PROBLEM STATEMENT
Everything in the listing below from the line containing "The picture is" through the line containing "const yTicksH = [0,4,8,12,16,20];" should be repeated exactly; leave out every other line.

— Begin PROVIDED DATA —

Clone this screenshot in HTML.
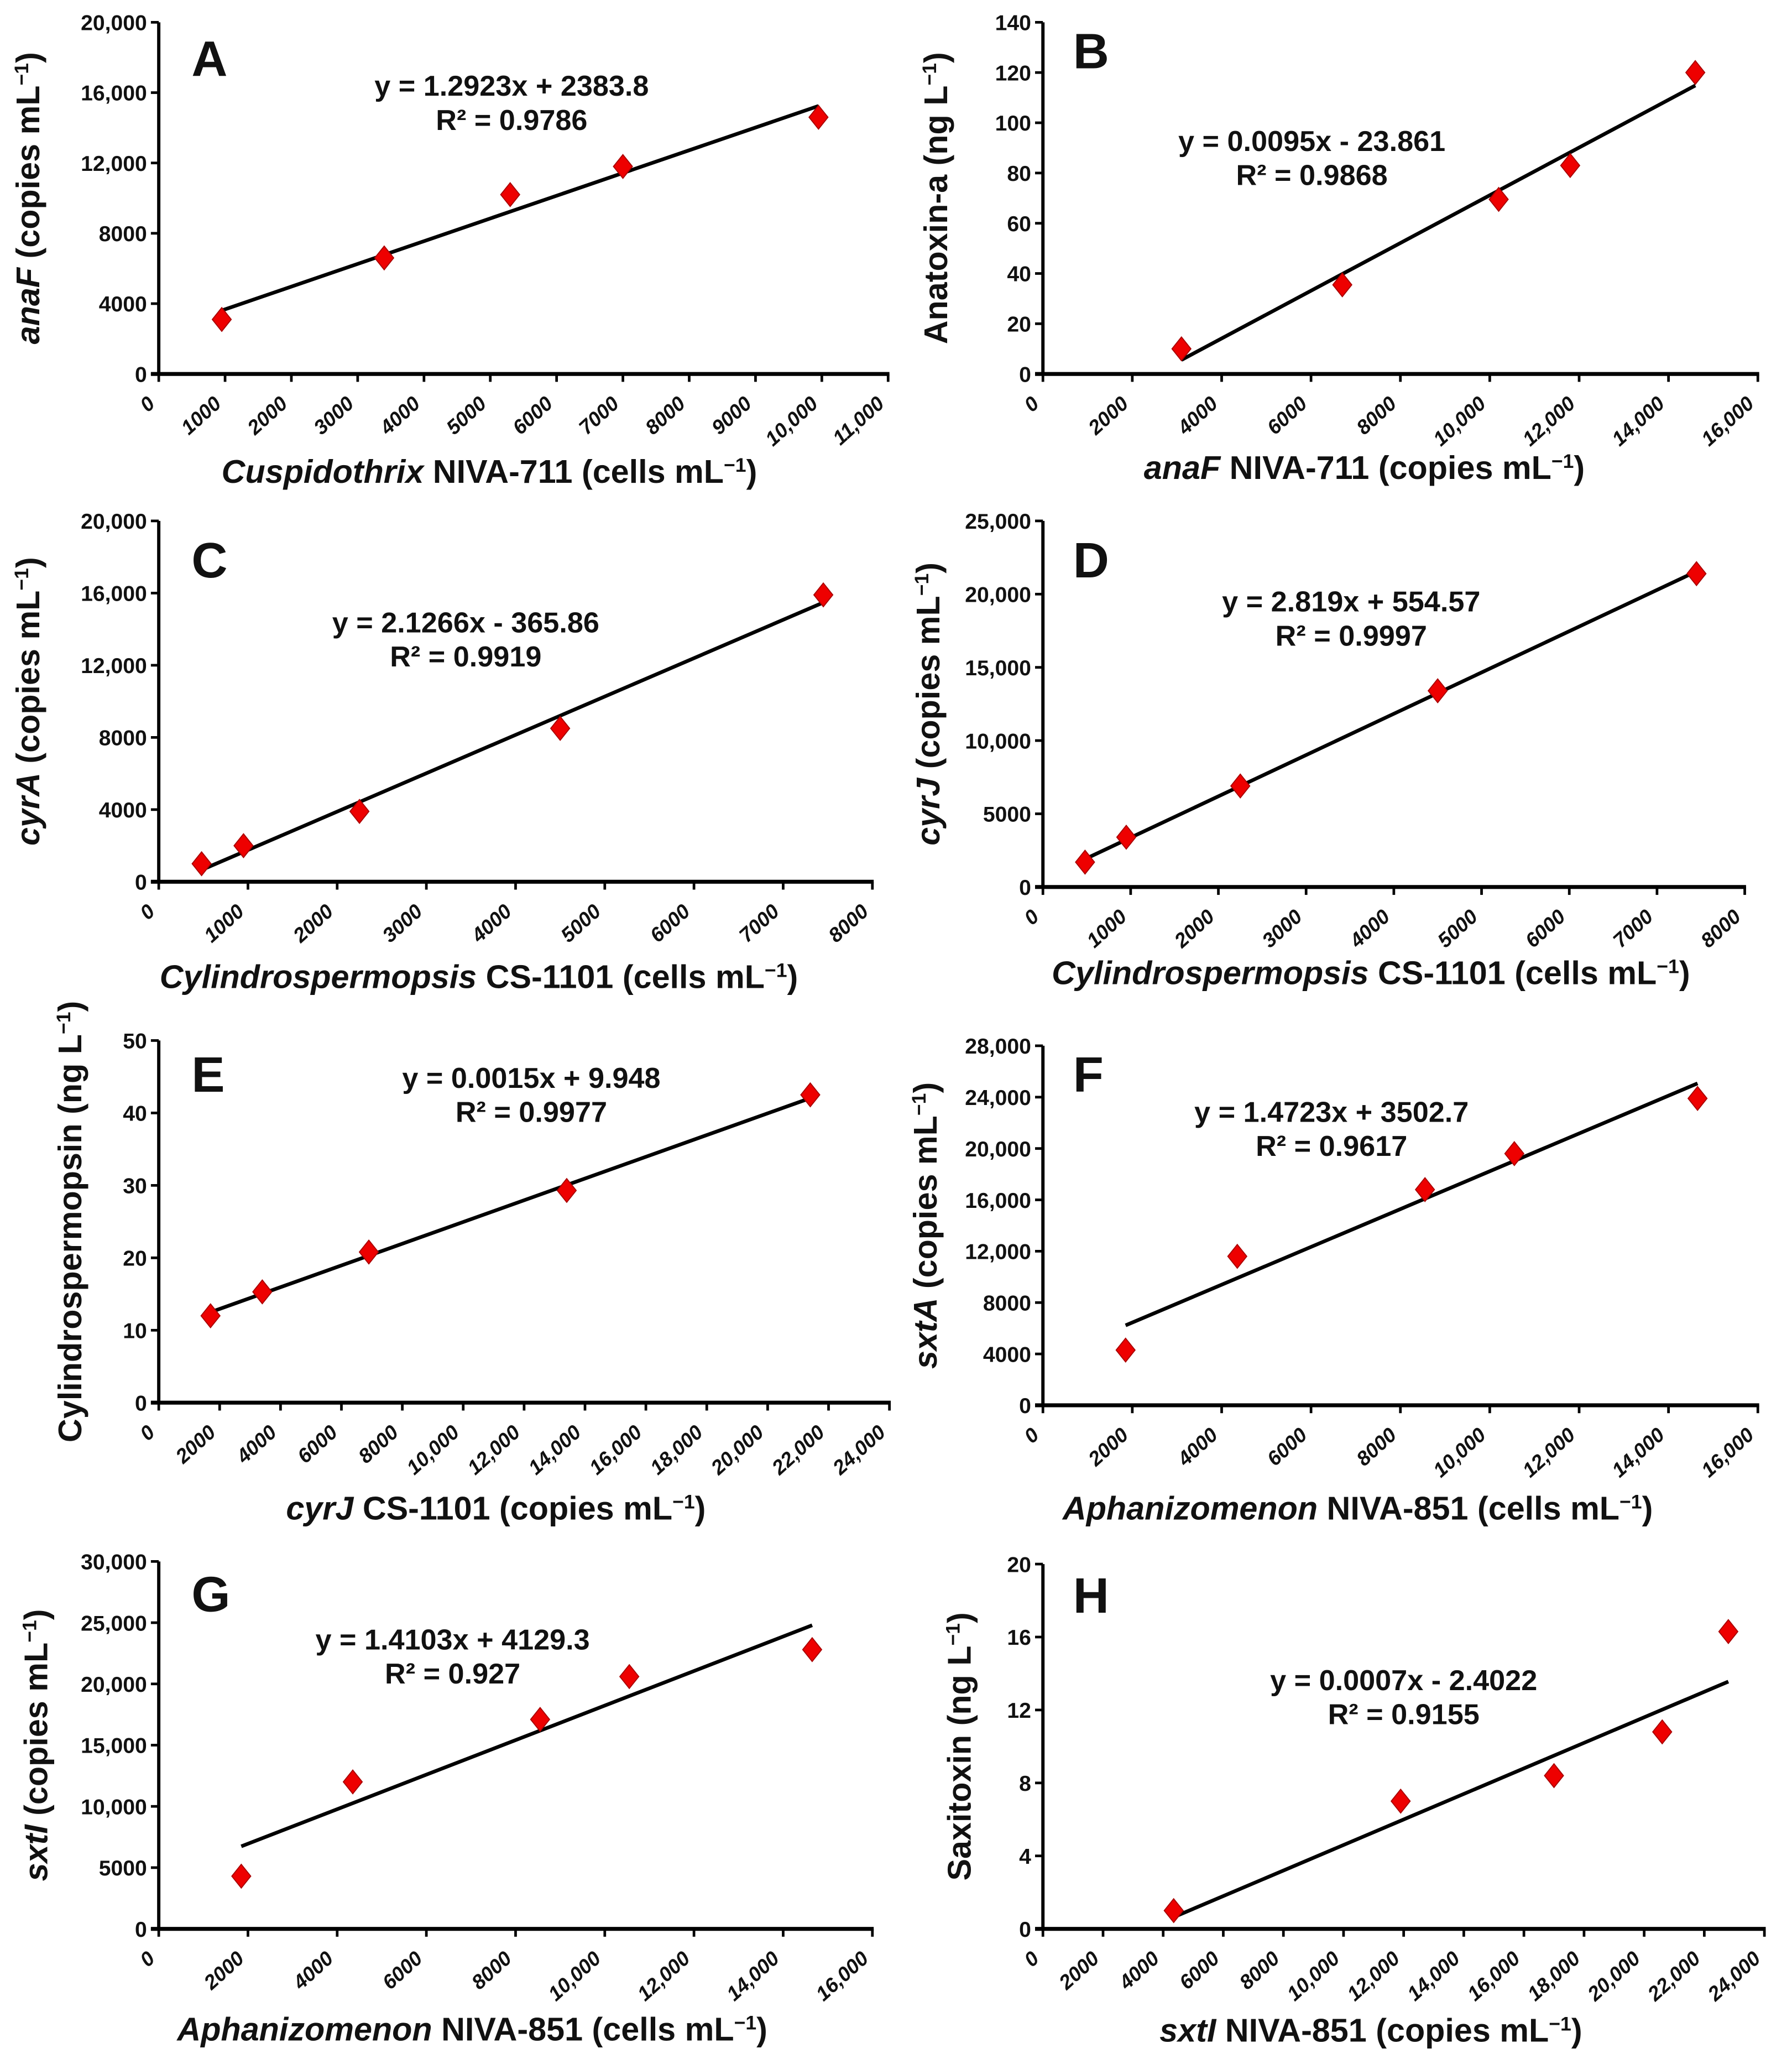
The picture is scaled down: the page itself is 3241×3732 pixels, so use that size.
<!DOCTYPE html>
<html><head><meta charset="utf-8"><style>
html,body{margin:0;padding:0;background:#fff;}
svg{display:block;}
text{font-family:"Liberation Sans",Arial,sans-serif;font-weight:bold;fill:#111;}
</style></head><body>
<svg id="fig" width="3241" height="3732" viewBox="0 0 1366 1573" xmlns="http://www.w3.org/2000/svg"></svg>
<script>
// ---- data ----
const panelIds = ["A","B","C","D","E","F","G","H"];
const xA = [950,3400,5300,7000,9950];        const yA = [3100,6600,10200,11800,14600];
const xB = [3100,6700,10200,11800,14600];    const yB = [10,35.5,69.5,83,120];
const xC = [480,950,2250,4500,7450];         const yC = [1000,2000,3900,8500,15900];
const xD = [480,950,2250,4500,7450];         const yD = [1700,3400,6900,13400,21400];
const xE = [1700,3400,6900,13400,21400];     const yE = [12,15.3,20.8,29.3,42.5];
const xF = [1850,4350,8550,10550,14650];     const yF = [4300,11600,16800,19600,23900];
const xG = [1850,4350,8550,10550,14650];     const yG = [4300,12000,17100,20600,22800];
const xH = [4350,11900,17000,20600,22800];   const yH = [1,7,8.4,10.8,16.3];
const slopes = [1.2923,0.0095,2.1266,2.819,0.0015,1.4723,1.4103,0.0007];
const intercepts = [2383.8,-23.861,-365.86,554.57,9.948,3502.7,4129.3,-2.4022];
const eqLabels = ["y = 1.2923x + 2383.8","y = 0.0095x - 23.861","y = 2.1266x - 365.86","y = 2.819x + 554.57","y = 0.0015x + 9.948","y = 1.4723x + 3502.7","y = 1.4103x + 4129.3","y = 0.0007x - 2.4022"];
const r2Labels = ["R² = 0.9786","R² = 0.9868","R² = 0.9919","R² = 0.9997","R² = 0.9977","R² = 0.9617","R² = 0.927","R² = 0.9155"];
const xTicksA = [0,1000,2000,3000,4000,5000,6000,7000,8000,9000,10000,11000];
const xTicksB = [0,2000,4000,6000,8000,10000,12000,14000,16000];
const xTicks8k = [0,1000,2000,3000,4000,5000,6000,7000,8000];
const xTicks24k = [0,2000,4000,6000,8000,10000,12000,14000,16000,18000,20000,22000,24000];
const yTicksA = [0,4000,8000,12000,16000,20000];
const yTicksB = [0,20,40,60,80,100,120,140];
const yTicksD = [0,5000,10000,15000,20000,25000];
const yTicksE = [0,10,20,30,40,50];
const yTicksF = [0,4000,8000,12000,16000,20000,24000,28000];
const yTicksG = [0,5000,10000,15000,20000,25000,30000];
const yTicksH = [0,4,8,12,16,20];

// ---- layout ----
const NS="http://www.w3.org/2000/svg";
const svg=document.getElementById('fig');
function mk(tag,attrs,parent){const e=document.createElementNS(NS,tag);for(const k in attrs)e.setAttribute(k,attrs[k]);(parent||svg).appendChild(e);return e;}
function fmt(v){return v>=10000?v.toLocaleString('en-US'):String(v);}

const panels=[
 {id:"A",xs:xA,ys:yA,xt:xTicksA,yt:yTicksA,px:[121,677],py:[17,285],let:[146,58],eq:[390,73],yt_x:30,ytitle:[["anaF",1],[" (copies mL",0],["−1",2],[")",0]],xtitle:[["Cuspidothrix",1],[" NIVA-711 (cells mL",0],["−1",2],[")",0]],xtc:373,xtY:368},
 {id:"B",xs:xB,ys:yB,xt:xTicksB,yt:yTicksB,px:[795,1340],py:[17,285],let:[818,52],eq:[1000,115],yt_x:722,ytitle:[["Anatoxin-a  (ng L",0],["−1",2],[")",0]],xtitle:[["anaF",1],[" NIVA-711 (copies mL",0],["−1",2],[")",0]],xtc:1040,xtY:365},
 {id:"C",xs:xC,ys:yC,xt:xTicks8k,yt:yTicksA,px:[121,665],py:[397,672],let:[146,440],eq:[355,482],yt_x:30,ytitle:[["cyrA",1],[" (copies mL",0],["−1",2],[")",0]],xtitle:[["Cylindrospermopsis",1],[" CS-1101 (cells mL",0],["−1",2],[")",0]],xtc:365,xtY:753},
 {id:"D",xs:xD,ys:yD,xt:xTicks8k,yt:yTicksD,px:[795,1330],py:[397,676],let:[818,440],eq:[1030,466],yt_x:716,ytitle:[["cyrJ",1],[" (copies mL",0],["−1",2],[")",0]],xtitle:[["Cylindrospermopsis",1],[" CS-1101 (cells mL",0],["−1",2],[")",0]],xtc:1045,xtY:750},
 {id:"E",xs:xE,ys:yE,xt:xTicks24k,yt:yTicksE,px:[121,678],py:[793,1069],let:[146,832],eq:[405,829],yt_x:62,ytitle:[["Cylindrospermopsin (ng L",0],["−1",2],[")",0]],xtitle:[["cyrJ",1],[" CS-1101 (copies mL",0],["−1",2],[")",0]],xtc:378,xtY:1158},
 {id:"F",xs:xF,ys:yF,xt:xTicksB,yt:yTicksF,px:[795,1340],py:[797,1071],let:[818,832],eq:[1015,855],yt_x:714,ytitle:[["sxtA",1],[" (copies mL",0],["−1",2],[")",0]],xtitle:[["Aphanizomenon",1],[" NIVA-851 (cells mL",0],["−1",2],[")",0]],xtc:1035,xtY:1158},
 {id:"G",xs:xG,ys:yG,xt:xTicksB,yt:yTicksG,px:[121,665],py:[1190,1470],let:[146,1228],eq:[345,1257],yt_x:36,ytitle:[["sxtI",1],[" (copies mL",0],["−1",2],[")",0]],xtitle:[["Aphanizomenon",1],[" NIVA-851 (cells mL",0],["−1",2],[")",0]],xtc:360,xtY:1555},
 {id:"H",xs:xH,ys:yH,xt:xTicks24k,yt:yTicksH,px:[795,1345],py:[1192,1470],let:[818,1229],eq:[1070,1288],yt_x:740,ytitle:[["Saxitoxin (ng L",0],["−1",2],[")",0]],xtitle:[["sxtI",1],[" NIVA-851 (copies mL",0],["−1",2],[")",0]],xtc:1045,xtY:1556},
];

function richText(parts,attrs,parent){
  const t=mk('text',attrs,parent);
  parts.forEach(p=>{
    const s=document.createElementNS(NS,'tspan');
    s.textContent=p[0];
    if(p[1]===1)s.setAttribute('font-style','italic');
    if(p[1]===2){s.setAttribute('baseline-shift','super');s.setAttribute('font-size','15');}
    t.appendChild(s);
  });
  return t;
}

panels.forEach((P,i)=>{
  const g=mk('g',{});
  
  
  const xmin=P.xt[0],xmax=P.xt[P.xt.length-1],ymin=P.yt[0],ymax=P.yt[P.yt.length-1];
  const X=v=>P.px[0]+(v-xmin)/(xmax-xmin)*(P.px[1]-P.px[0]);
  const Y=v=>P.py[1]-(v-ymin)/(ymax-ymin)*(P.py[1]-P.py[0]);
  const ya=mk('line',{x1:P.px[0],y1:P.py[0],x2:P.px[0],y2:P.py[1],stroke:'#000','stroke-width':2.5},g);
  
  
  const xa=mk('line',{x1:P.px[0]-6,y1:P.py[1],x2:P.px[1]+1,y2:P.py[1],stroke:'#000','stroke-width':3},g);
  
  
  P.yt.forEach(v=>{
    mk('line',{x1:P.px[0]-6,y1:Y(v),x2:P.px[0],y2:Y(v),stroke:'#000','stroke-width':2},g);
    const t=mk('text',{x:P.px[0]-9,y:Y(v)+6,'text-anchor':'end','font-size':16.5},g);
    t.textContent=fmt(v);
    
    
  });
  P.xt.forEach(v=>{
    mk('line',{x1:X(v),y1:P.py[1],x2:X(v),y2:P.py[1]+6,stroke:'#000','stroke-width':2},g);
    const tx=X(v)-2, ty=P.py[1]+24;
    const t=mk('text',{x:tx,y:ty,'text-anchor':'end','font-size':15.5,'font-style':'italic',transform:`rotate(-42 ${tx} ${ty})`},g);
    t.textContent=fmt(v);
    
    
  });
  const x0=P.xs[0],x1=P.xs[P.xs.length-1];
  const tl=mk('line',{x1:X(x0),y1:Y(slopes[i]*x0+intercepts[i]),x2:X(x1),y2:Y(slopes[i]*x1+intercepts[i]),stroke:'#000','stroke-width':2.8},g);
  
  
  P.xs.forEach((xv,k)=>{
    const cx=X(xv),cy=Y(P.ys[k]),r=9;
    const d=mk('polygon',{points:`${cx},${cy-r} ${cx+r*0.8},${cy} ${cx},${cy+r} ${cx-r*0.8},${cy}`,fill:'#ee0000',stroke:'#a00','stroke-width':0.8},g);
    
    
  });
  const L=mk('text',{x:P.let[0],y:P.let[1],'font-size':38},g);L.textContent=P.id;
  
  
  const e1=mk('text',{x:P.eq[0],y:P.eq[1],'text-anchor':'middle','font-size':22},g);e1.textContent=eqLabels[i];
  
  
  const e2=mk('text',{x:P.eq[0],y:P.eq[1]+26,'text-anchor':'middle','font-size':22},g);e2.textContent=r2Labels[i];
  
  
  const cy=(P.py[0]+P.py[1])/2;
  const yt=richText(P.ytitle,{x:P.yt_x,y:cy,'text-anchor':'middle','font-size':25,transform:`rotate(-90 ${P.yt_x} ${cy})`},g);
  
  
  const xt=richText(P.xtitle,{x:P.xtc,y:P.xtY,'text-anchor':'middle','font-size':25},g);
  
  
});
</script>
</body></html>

— End PROVIDED DATA —

WRITTEN SOLUTION
The picture is scaled down: the page itself is 3241×3732 pixels, so use that size.
<!DOCTYPE html>
<html><head><meta charset="utf-8"><style>
html,body{margin:0;padding:0;background:#fff;}
svg{display:block;}
text{font-family:"Liberation Sans",Arial,sans-serif;font-weight:bold;fill:#111;}
</style></head><body>
<svg id="fig" width="3241" height="3732" viewBox="0 0 1366 1573" xmlns="http://www.w3.org/2000/svg"></svg>
<script>
// ---- data ----
const panelIds = ["A","B","C","D","E","F","G","H"];
const xA = [950,3400,5300,7000,9950];        const yA = [3100,6600,10200,11800,14600];
const xB = [3100,6700,10200,11800,14600];    const yB = [10,35.5,69.5,83,120];
const xC = [480,950,2250,4500,7450];         const yC = [1000,2000,3900,8500,15900];
const xD = [480,950,2250,4500,7450];         const yD = [1700,3400,6900,13400,21400];
const xE = [1700,3400,6900,13400,21400];     const yE = [12,15.3,20.8,29.3,42.5];
const xF = [1850,4350,8550,10550,14650];     const yF = [4300,11600,16800,19600,23900];
const xG = [1850,4350,8550,10550,14650];     const yG = [4300,12000,17100,20600,22800];
const xH = [4350,11900,17000,20600,22800];   const yH = [1,7,8.4,10.8,16.3];
const slopes = [1.2923,0.0095,2.1266,2.819,0.0015,1.4723,1.4103,0.0007];
const intercepts = [2383.8,-23.861,-365.86,554.57,9.948,3502.7,4129.3,-2.4022];
const eqLabels = ["y = 1.2923x + 2383.8","y = 0.0095x - 23.861","y = 2.1266x - 365.86","y = 2.819x + 554.57","y = 0.0015x + 9.948","y = 1.4723x + 3502.7","y = 1.4103x + 4129.3","y = 0.0007x - 2.4022"];
const r2Labels = ["R² = 0.9786","R² = 0.9868","R² = 0.9919","R² = 0.9997","R² = 0.9977","R² = 0.9617","R² = 0.927","R² = 0.9155"];
const xTicksA = [0,1000,2000,3000,4000,5000,6000,7000,8000,9000,10000,11000];
const xTicksB = [0,2000,4000,6000,8000,10000,12000,14000,16000];
const xTicks8k = [0,1000,2000,3000,4000,5000,6000,7000,8000];
const xTicks24k = [0,2000,4000,6000,8000,10000,12000,14000,16000,18000,20000,22000,24000];
const yTicksA = [0,4000,8000,12000,16000,20000];
const yTicksB = [0,20,40,60,80,100,120,140];
const yTicksD = [0,5000,10000,15000,20000,25000];
const yTicksE = [0,10,20,30,40,50];
const yTicksF = [0,4000,8000,12000,16000,20000,24000,28000];
const yTicksG = [0,5000,10000,15000,20000,25000,30000];
const yTicksH = [0,4,8,12,16,20];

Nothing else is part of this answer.